> _Description of the task_: Filter for the word "this" and keep each matching line.

#####

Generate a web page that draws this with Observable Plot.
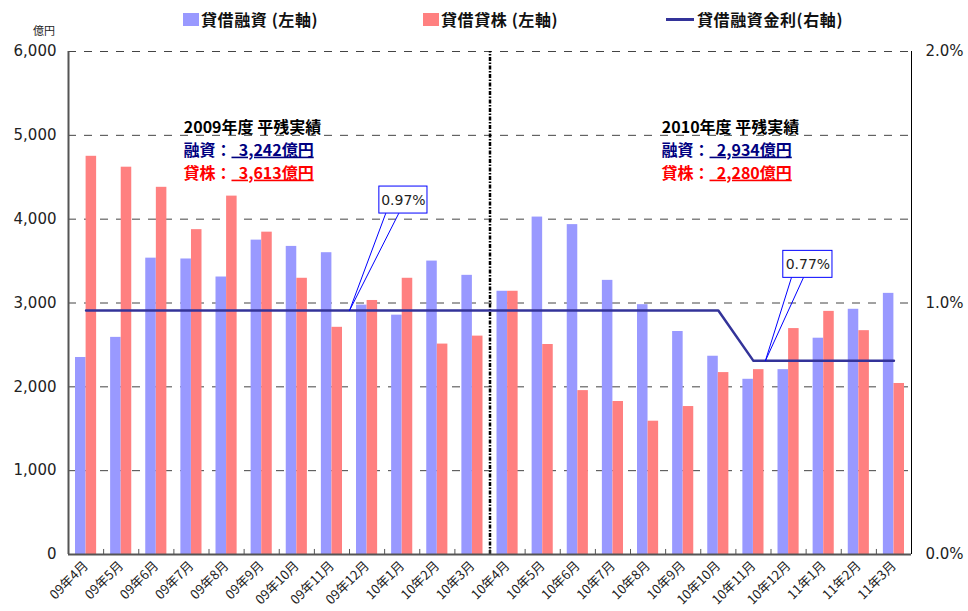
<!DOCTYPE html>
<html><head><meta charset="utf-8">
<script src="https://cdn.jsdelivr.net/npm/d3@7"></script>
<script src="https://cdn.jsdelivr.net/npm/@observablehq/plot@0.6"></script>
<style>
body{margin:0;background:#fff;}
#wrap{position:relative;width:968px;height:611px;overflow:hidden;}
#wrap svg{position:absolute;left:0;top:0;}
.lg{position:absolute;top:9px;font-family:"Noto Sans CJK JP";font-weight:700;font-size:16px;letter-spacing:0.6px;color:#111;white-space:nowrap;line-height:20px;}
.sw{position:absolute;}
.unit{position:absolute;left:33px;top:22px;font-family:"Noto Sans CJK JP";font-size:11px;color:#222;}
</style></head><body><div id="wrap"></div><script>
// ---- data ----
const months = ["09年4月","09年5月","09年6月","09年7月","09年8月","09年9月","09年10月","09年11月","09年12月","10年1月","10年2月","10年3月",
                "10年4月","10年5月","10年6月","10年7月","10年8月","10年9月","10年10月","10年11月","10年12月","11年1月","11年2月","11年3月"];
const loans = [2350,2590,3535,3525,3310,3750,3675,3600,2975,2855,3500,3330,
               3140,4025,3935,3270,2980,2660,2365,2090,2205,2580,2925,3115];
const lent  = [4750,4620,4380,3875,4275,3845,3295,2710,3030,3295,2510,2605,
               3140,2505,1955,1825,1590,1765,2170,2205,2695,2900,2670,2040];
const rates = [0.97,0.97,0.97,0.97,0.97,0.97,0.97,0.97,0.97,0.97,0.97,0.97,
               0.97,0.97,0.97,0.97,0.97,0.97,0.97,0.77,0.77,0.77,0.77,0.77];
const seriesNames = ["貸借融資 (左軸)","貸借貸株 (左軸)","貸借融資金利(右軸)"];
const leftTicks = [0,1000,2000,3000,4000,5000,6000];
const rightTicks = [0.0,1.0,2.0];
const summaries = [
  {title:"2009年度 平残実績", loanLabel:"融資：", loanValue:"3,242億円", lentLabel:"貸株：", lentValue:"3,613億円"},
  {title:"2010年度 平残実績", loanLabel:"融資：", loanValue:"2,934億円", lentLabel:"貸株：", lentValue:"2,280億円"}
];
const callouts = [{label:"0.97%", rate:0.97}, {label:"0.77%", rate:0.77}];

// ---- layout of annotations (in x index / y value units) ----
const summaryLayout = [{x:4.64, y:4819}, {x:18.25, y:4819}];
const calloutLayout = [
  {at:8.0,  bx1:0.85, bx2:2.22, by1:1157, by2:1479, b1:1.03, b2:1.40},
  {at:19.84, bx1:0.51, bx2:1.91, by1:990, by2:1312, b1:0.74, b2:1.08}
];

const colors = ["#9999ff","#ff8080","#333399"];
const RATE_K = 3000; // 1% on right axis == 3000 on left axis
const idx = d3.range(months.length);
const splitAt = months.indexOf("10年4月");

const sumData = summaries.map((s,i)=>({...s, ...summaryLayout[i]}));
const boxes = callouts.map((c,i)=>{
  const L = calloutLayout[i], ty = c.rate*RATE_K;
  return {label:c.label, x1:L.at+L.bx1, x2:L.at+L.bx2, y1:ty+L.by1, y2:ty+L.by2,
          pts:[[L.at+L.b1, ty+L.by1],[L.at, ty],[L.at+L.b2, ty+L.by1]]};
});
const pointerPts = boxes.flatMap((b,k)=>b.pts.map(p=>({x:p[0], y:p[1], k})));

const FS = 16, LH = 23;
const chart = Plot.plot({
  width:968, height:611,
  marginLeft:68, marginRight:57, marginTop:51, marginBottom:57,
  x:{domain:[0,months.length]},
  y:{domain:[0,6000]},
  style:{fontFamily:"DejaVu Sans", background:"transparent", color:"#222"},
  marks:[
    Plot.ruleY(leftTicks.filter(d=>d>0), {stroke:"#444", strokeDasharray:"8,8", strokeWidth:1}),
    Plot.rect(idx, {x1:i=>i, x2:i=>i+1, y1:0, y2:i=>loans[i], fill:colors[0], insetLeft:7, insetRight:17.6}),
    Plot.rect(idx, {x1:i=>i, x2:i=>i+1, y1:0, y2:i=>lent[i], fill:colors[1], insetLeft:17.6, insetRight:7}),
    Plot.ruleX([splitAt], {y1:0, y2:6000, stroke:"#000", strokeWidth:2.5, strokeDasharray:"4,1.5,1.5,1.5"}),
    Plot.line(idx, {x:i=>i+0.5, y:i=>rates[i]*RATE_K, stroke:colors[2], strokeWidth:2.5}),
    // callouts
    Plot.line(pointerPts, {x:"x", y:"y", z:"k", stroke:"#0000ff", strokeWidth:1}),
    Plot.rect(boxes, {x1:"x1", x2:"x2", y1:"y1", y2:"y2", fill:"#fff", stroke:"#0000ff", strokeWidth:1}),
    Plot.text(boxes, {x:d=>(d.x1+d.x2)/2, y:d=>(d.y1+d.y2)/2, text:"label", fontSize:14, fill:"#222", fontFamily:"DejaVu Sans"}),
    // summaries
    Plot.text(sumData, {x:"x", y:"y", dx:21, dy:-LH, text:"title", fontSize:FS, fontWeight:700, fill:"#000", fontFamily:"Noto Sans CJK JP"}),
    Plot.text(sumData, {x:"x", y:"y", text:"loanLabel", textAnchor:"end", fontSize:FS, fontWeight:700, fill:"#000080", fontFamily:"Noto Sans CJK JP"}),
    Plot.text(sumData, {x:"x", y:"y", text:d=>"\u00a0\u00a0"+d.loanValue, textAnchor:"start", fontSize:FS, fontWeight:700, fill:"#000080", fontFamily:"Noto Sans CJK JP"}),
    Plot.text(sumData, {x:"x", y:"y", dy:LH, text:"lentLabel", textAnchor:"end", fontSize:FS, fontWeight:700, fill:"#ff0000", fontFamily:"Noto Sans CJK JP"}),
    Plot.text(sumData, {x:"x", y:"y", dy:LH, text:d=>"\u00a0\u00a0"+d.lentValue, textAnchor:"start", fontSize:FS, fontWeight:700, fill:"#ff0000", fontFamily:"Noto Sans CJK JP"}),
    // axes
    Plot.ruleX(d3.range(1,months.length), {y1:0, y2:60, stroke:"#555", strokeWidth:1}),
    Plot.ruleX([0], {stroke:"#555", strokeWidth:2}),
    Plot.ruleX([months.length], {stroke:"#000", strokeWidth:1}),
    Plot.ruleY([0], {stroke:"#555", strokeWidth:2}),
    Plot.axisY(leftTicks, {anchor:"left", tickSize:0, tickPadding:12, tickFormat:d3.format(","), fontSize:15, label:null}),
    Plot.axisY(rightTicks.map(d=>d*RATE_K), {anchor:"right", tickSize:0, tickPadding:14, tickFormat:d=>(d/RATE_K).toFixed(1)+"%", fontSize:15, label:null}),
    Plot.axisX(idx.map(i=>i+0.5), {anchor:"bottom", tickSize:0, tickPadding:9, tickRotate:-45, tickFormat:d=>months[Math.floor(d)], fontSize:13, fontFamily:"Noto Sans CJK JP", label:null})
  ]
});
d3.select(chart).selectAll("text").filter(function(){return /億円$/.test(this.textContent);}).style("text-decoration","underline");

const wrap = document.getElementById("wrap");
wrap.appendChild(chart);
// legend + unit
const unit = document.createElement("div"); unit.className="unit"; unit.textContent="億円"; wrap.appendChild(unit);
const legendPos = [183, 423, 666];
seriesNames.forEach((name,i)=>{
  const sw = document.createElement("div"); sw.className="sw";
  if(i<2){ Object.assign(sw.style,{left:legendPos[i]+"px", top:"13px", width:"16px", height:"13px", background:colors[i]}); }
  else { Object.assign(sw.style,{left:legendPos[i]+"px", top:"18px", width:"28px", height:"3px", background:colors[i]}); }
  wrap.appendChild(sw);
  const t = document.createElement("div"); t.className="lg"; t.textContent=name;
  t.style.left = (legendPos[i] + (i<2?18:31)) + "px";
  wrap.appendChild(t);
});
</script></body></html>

#####

> _Output_:
Generate a web page that draws this with Observable Plot.
d3.select(chart).selectAll("text").filter(function(){return /億円$/.test(this.textContent);}).style("text-decoration","underline");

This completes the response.